Collusion between management and unions isn’t imposed from above, but tolerated by them and the consumer at large. We need to re-examine the issue of violence and the traditional distinction between violent and non-violent action. Violence is already in the prisons and mental institutions. Non-violence is a necessity for the weak.
In talking about have and have-nots, revoking violence a priori weakens you. So false tolerance is that which masks oppression. The distinction between false and real tolerance between progressiveness and regressiveness can be made rationally on empirical grounds. They depend on the material and intellectual resources available to us. Some countries don’t have the intellectual capital to have much of a direct style democracy. The authority of reason isn’t only an intellectual, but also a political power. In Plato rationality is confined to a small group of p-ks. John Stuart Mill has all rational beings participating. Where indoctrination is big, this is not possible. It isn’t possible for the leaders (self-rule rationally) in a democracy of the indoctrinated. The problem is not that of an educational dictatorship, but that of breaking the tyranny of public opinion and its makers in the closed society.
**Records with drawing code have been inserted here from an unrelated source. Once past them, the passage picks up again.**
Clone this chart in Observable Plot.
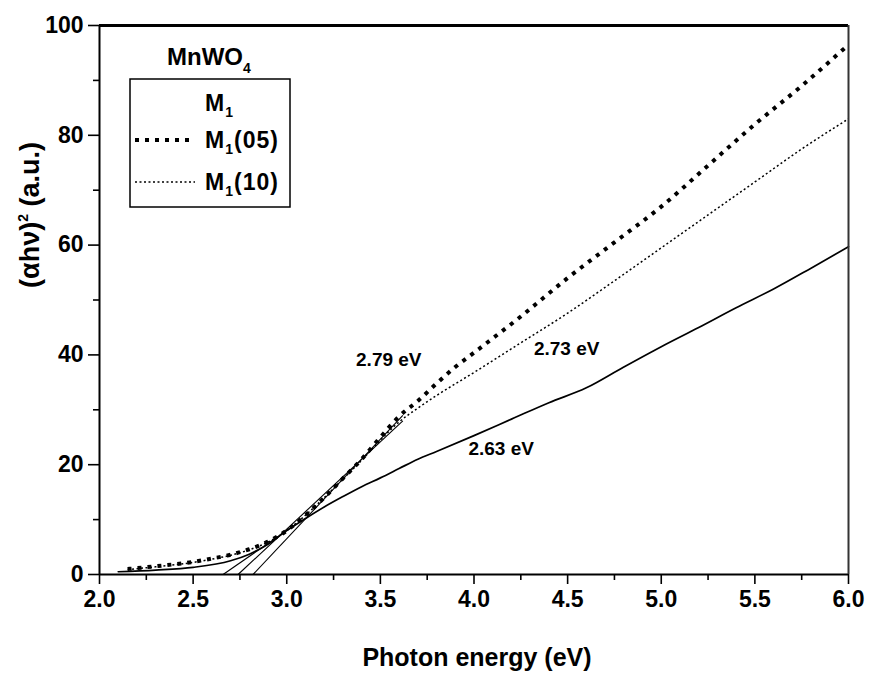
<!DOCTYPE html>
<html>
<head>
<meta charset="utf-8">
<script src="https://cdn.jsdelivr.net/npm/d3@7"></script>
<script src="https://cdn.jsdelivr.net/npm/@observablehq/plot@0.6"></script>
<style>
  html, body { margin: 0; padding: 0; background: #fff; }
  #chart { position: relative; width: 871px; height: 674px; }
</style>
</head>
<body>
<div id="chart"></div>
<script>
// ---- data ----
const energyM1 = [2.1, 2.3, 2.5, 2.7, 2.8, 2.9, 3.0, 3.1, 3.2, 3.3, 3.4, 3.5, 3.6, 3.7, 3.8, 4.0, 4.2, 4.4, 4.6, 4.8, 5.0, 5.2, 5.4, 5.6, 5.8, 6.0];
const valueM1  = [0.5, 0.8, 1.3, 2.5, 3.7, 5.5, 8.0, 10.2, 12.3, 14.2, 16.0, 17.6, 19.3, 21.0, 22.4, 25.3, 28.3, 31.3, 34.0, 37.8, 41.5, 45.0, 48.6, 52.0, 55.8, 59.7];

const energy05 = [2.15, 2.3, 2.5, 2.6, 2.7, 2.8, 2.9, 3.0, 3.1, 3.2, 3.3, 3.4, 3.5, 3.6, 3.7, 3.8, 3.9, 4.0, 4.25, 4.5, 4.75, 5.0, 5.25, 5.5, 5.75, 6.0];
const value05  = [1.0, 1.5, 2.3, 2.9, 3.6, 4.6, 6.0, 8.0, 10.8, 14.0, 17.5, 21.0, 25.0, 28.8, 31.6, 34.8, 37.8, 40.4, 47.0, 54.0, 60.5, 67.0, 74.5, 82.0, 89.0, 96.5];

const energy10 = [2.15, 2.3, 2.5, 2.6, 2.7, 2.8, 2.9, 3.0, 3.1, 3.2, 3.3, 3.4, 3.5, 3.6, 3.7, 3.8, 4.0, 4.25, 4.5, 4.75, 5.0, 5.25, 5.5, 5.75, 6.0];
const value10  = [0.9, 1.4, 2.2, 2.8, 3.5, 4.5, 5.9, 8.0, 10.8, 14.0, 17.4, 20.8, 24.5, 27.8, 30.3, 32.6, 36.8, 42.2, 47.6, 53.5, 59.5, 65.5, 71.5, 77.5, 83.0];

// tangent (Tauc) fit lines: start at the x-intercept, end on the curve
const tangentStartX = [2.66, 2.74, 2.82];
const tangentEndX   = [3.05, 3.62, 3.62];
const tangentEndY   = [9.2, 28.0, 29.0];

const gapLabels = ["2.79 eV", "2.73 eV", "2.63 eV"];
const gapLabelX = [3.37, 4.32, 3.97];
const gapLabelY = [39.1, 41.1, 22.9];

const xMajor = [2.0, 2.5, 3.0, 3.5, 4.0, 4.5, 5.0, 5.5, 6.0];
const xMinor = [2.25, 2.75, 3.25, 3.75, 4.25, 4.75, 5.25, 5.75];
const yMajor = [0, 20, 40, 60, 80, 100];
const yMinor = [10, 30, 50, 70, 90];

const legendTitle = "MnWO";
const seriesNames = ["M", "M", "M"];
const seriesSuffix = ["", "(05)", "(10)"];

// ---- build tables ----
const zip = (xs, ys) => xs.map((x, i) => ({x, y: ys[i]}));
const m1 = zip(energyM1, valueM1);
const s05 = zip(energy05, value05);
const s10 = zip(energy10, value10);
const tangents = tangentStartX.map((x0, i) => ({x1: x0, y1: 0, x2: tangentEndX[i], y2: tangentEndY[i]}));
const labels = gapLabels.map((t, i) => ({t, x: gapLabelX[i], y: gapLabelY[i]}));

const FONT = "'Liberation Sans', Arial, sans-serif";

const chart = Plot.plot({
  width: 871,
  height: 674,
  marginLeft: 99,
  marginRight: 23,
  marginTop: 25,
  marginBottom: 100,
  style: {background: "#fff", fontFamily: FONT, color: "#000"},
  x: {domain: [2, 6]},
  y: {domain: [0, 100]},
  marks: [
    Plot.axisX({ticks: xMajor, tickSize: 10, tickPadding: 6, tickFormat: d3.format(".1f"), fontSize: 23, fontWeight: "bold", label: null, strokeWidth: 1.6}),
    Plot.axisX({ticks: xMinor, tickSize: 6, tickFormat: () => "", label: null, strokeWidth: 1.6}),
    Plot.axisY({ticks: yMajor, tickSize: 11, tickPadding: 5, tickFormat: d3.format("d"), fontSize: 23, fontWeight: "bold", label: null, strokeWidth: 1.6}),
    Plot.axisY({ticks: yMinor, tickSize: 6, tickFormat: () => "", label: null, strokeWidth: 1.6}),
    Plot.link(tangents, {x1: "x1", y1: "y1", x2: "x2", y2: "y2", stroke: "#000", strokeWidth: 1.1}),
    Plot.line(m1, {x: "x", y: "y", stroke: "#000", strokeWidth: 1.7, curve: "monotone-x"}),
    Plot.line(s10, {x: "x", y: "y", stroke: "#000", strokeWidth: 1.5, strokeDasharray: "2 2.5", strokeLinecap: "butt", curve: "monotone-x"}),
    Plot.line(s05, {x: "x", y: "y", stroke: "#000", strokeWidth: 4, strokeDasharray: "4 6", strokeLinecap: "butt", curve: "monotone-x"}),
    Plot.text(labels, {x: "x", y: "y", text: "t", textAnchor: "start", fontSize: 19, fontWeight: "bold", fill: "#000"}),
    Plot.ruleY([0], {stroke: "#000", strokeWidth: 2}),
    Plot.ruleY([100], {stroke: "#000", strokeWidth: 3}),
    Plot.ruleX([2], {stroke: "#000", strokeWidth: 2}),
    Plot.ruleX([6], {stroke: "#333", strokeWidth: 2})
  ]
});

document.getElementById("chart").appendChild(chart);

// ---- axis titles and legend drawn into the same SVG ----
const svg = d3.select(chart);

svg.append("text")
  .attr("x", 477).attr("y", 666)
  .attr("text-anchor", "middle")
  .style("font-family", FONT).style("font-size", "25px").style("font-weight", "bold")
  .text("Photon energy (eV)");

const yl = svg.append("text")
  .attr("transform", "translate(39,215) rotate(-90)")
  .attr("text-anchor", "middle")
  .style("font-family", FONT).style("font-size", "27px").style("font-weight", "bold");
yl.append("tspan").text("(\u03B1h\u03BD)");
yl.append("tspan").attr("dy", -11).style("font-size", "14px").text("2");
yl.append("tspan").attr("dy", 11).text(" (a.u.)");

const lg = svg.append("g").attr("text-anchor", "start")
  .style("font-family", FONT).style("font-weight", "bold").style("font-size", "23px");
const t = lg.append("text").attr("x", 167).attr("y", 65).attr("text-anchor", "start").style("font-size", "24px");
t.append("tspan").text(legendTitle);
t.append("tspan").attr("dy", 8).style("font-size", "14px").text("4");

lg.append("rect").attr("x", 130).attr("y", 79).attr("width", 160).attr("height", 128)
  .attr("fill", "#fff").attr("stroke", "#000").attr("stroke-width", 1.5);

const rowY = [111, 148, 190];
const sampleDash = [null, "4 6", "2 2.5"];
const sampleWidth = [0, 4, 1.5];
seriesNames.forEach((n, i) => {
  if (sampleWidth[i] > 0) {
    lg.append("line").attr("x1", 135).attr("x2", 195).attr("y1", rowY[i] - 8).attr("y2", rowY[i] - 8)
      .attr("stroke", "#000").attr("stroke-width", sampleWidth[i]).attr("stroke-dasharray", sampleDash[i]);
  }
  const tx = lg.append("text").attr("x", 205).attr("y", rowY[i]).attr("text-anchor", "start").style("letter-spacing", "1px");
  tx.append("tspan").text(n);
  tx.append("tspan").attr("dy", 6).style("font-size", "14px").text("1");
  tx.append("tspan").attr("dy", -6).text(seriesSuffix[i]);
});
</script>
</body>
</html>
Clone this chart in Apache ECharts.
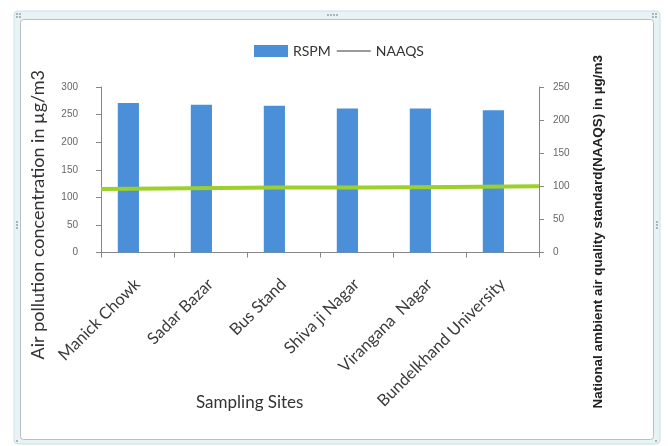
<!DOCTYPE html>
<html>
<head>
<meta charset="utf-8">
<script src="https://cdn.jsdelivr.net/npm/echarts@6/dist/echarts.min.js"></script>
<style>
  html, body { margin: 0; padding: 0; background: #ffffff; }
  #chart { width: 668px; height: 446px; }
</style>
</head>
<body>
<div id="chart"></div>
<script>
// Sampling sites and measured concentrations (µg/m3)
const sites = ['Manick Chowk', 'Sadar Bazar', 'Bus Stand', 'Shiva ji Nagar', 'Virangana  Nagar', 'Bundelkhand University'];
const rspm = [271, 268, 266, 261, 261, 258];
const naaqs = [96, 97, 98, 98, 99, 100];

const leftTicks = { min: 0, max: 300, interval: 50 };
const rightTicks = { min: 0, max: 250, interval: 50 };

const chart = echarts.init(document.getElementById('chart'), null, { renderer: 'canvas' });

// small grip dots on the chart frame
function dots(cx, cy, n, horizontal) {
  const out = [];
  for (let i = 0; i < n; i++) {
    out.push({
      type: 'circle',
      shape: { cx: horizontal ? cx + i * 3 : cx, cy: horizontal ? cy : cy + i * 3, r: 0.9 },
      style: { fill: '#8a9aa0' },
      silent: true
    });
  }
  return out;
}

const frame = [
  { type: 'rect', shape: { x: 14, y: 11, width: 646, height: 433, r: 4 },
    style: { fill: '#e8f3f6', stroke: '#c9e0e6', lineWidth: 1 }, z: -10, silent: true },
  { type: 'rect', shape: { x: 20.5, y: 19.5, width: 633, height: 420, r: 3 },
    style: { fill: '#ffffff', stroke: '#b4c0c4', lineWidth: 1 }, z: -9, silent: true }
].concat(
  dots(328, 15, 4, true),
  dots(17, 222, 3, false),
  dots(657, 222, 3, false),
  dots(17, 14, 2, true), dots(17, 17, 2, true),
  dots(653, 14, 2, true), dots(653, 17, 2, true),
  dots(17, 441, 1, true), dots(656, 441, 1, true)
);

chart.setOption({
  backgroundColor: '#ffffff',
  animation: false,
  textStyle: { fontFamily: 'Lato, "Liberation Sans", sans-serif' },
  graphic: frame.concat([
    { type: 'text', left: 196, top: 394,
      style: { text: 'Sampling Sites', font: '17px Lato, sans-serif', fill: '#333333' }, silent: true }
  ]),
  legend: {
    top: 39,
    left: 249,
    itemGap: 5,
    itemWidth: 34,
    itemHeight: 12,
    textStyle: { fontSize: 14, color: '#333333', fontFamily: 'Lato, sans-serif' },
    data: [
      { name: 'RSPM', icon: 'rect', itemStyle: { color: '#4a8fd8' } },
      { name: 'NAAQS', itemStyle: { opacity: 0 }, lineStyle: { color: '#9a9a9a', width: 2 } }
    ]
  },
  grid: { left: 101, right: 129, top: 87, bottom: 193.5, containLabel: false },
  xAxis: [
    {
      type: 'category',
      data: sites,
      boundaryGap: true,
      axisLine: { lineStyle: { color: '#868686', width: 1 } },
      axisTick: { show: true, length: 5, lineStyle: { color: '#868686' } },
      axisLabel: { rotate: 45, margin: 29, fontSize: 16.5, color: '#3a3a3a',
        fontFamily: 'Lato, sans-serif', interval: 0 }
    },
    {
      type: 'category',
      data: sites,
      boundaryGap: false,
      show: false
    }
  ],
  yAxis: [
    {
      type: 'value',
      min: leftTicks.min, max: leftTicks.max, interval: leftTicks.interval,
      name: 'Air pollution concentration in µg/m3',
      nameLocation: 'middle',
      nameGap: 54,
      nameRotate: 90,
      nameTextStyle: { fontSize: 18, color: '#333333', fontFamily: 'Lato, sans-serif',
        padding: [0, 0, 0, -90] },
      axisLine: { show: true, lineStyle: { color: '#868686' } },
      axisTick: { show: true, length: 5, lineStyle: { color: '#868686' } },
      axisLabel: { fontSize: 10, color: '#666666', margin: 23, fontFamily: '"Liberation Sans", sans-serif' },
      splitLine: { show: false }
    },
    {
      type: 'value',
      position: 'right',
      min: rightTicks.min, max: rightTicks.max, interval: rightTicks.interval,
      name: 'National ambient air quality standard(NAAQS) in µg/m3',
      nameLocation: 'middle',
      nameGap: 52,
      nameRotate: 90,
      nameTextStyle: { fontSize: 13.5, fontWeight: 'bold', color: '#222222',
        fontFamily: '"Liberation Sans", sans-serif', padding: [0, 0, 0, -124] },
      axisLine: { show: true, lineStyle: { color: '#868686' } },
      axisTick: { show: true, length: 5, lineStyle: { color: '#868686' } },
      axisLabel: { fontSize: 10, color: '#666666', margin: 14, fontFamily: '"Liberation Sans", sans-serif' },
      splitLine: { show: false }
    }
  ],
  series: [
    {
      name: 'RSPM',
      type: 'custom',
      xAxisIndex: 0,
      yAxisIndex: 0,
      data: rspm.map((v, i) => [i, v]),
      encode: { x: 0, y: 1 },
      itemStyle: { color: '#4a8fd8' },
      renderItem: function (params, api) {
        const top = api.coord([api.value(0), api.value(1)]);
        const base = api.coord([api.value(0), 0]);
        const bandW = api.size([1, 0])[0];
        const w = bandW * 0.29;
        const cx = top[0] - bandW * 0.125;
        return {
          type: 'rect',
          shape: { x: cx - w / 2, y: top[1], width: w, height: base[1] - top[1] },
          style: { fill: '#4a8fd8' }
        };
      },
      z: 2
    },
    {
      name: 'NAAQS',
      type: 'line',
      xAxisIndex: 1,
      yAxisIndex: 1,
      data: naaqs,
      symbol: 'none',
      lineStyle: { color: '#9bd12a', width: 4 },
      itemStyle: { color: '#9bd12a' },
      z: 3
    }
  ]
});
</script>
</body>
</html>
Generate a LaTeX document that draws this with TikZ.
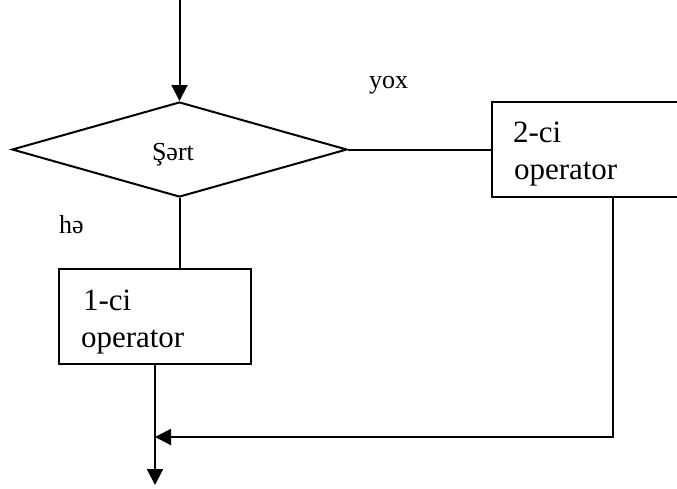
\documentclass[tikz,border=0pt]{standalone}
\usepackage{fontspec}
\setmainfont{Liberation Serif}
\usetikzlibrary{shapes.geometric,arrows.meta}
\begin{document}
\begin{tikzpicture}[x=1pt,y=-1pt,line width=2pt,
  flow/.style={-{Triangle[length=16pt,width=16pt]}},
  cond/.style={diamond,draw,inner sep=0pt,minimum width=335pt,minimum height=95pt},
  opbox/.style={rectangle,draw,inner sep=0pt,minimum height=95pt},
  lbl/.style={font=\fontsize{26}{30}\selectfont,inner sep=0pt,anchor=base west},
  optext/.style={font=\fontsize{31}{37}\selectfont,inner sep=0pt,anchor=base west}]
\useasboundingbox (0,0) rectangle (677,488);
\clip (0,0) rectangle (677,488);

% decision and the two operator blocks
\node[cond] (dia) at (179.5,149.5) {};
\node[lbl] (sart) at (151,160) {Şərt};
\node[opbox,minimum width=190pt] (op2) at (587,149.5) {};
\node[opbox,minimum width=192pt] (op1) at (155,316.5) {};

% texts inside the blocks
\node[optext] (op2a) at (512,142) {2-ci};
\node[optext] (op2b) at (513,179) {operator};
\node[optext] (op1a) at (82,310) {1-ci};
\node[optext] (op1b) at (80,347) {operator};

% branch labels
\node[lbl] (no) at (368,88) {yox};
\node[lbl] (yes) at (58,233) {hə};

% connectors
\coordinate (entry) at (179.5,0);
\coordinate (exit) at (155,485);
\coordinate (turn) at (613,437);
\coordinate (merge) at (155,437);
\draw[flow] (entry) -- (dia.north);
\draw (dia.east) -- (op2.west);
\draw (dia.south) -- (dia.south |- op1.north);
\draw[flow] (op1.south) -- (exit);
\draw[flow] (op2.south -| turn) |- (merge);
\end{tikzpicture}
\end{document}
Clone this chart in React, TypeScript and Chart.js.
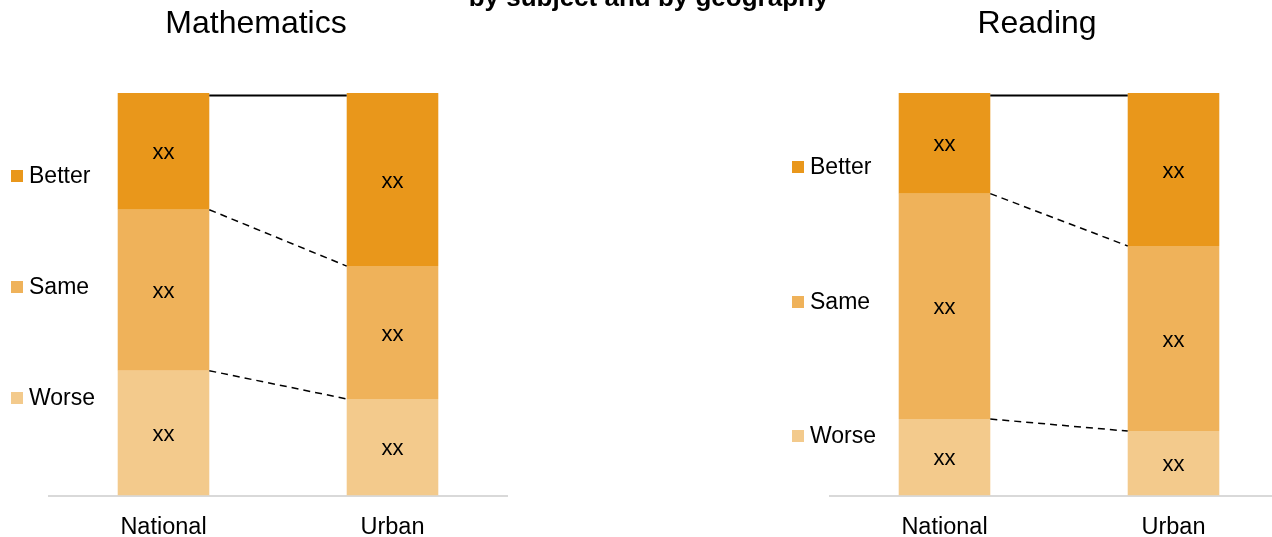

Freedom may then require getting rid of the liberal creed of free and equal discussion. And there may need to be restrictions of tolerance from regressive movements and discriminatory tolerance in favor of progressive ones. That would mean the sanctioning and fostering of subversion by the government.
You need a calculus of who does the most violence and where it comes from. Violence from the left, brought an end to state violence for a bit.
The French, English, Chinese and Cuban revolutions brought us the idea of progress [what about American, why does he leave this out?]
Though the popular destruction of Rome brought about regression.
Tolerance of rightist ideas brought about fascism, this was ruler led oppression perfected. Such removal of toleration of the right would only be needed in extreme situations (i.e. Nazi hate speech).
We need to propagandize against false consciousness and have education. We must get away from Orwellian syntax and logic to developing the concepts that comprehend reality. We need political education not “value free” education. Facts need to be put in a context and they need to promote folks being opinionated, not “value free”. In fact they need to be able to be against any argument, in order that they can fight repression of thought.
Rather than being self serving, one should look at the source of their alienation. Instead society focuses on sexual repression, letting go and this leads to real repression. The focus becomes private and personal liberation and rebellion.
There is a “natural right” of resistance for the oppressed and outnumbered in a “democracy”. Law and order are always and everywhere the law and order which protects the established hierarchy.
----postscript 1968------
Radical opposition hasn’t the money to reach public opinion. Free competition in the exchange of ideas has become a farce. The left has no access.
Commercials and entertainment are playful conservative indoctrination: Freedom requires equal access to the means of democratic persuasion. Destructive elements must also be given access. Is a dictatorship of intellectuals preferable to the current one of generals and politicians and businessmen?
John Stuart Mill quote says that the educated should get more of a vote than the uneducated masses.
Selective tolerance will never be the gift of the rulers. They like “access” the way it is.
We must be militantly intolerant and disobedient to the rules of behavior which tolerate destruction and suppression.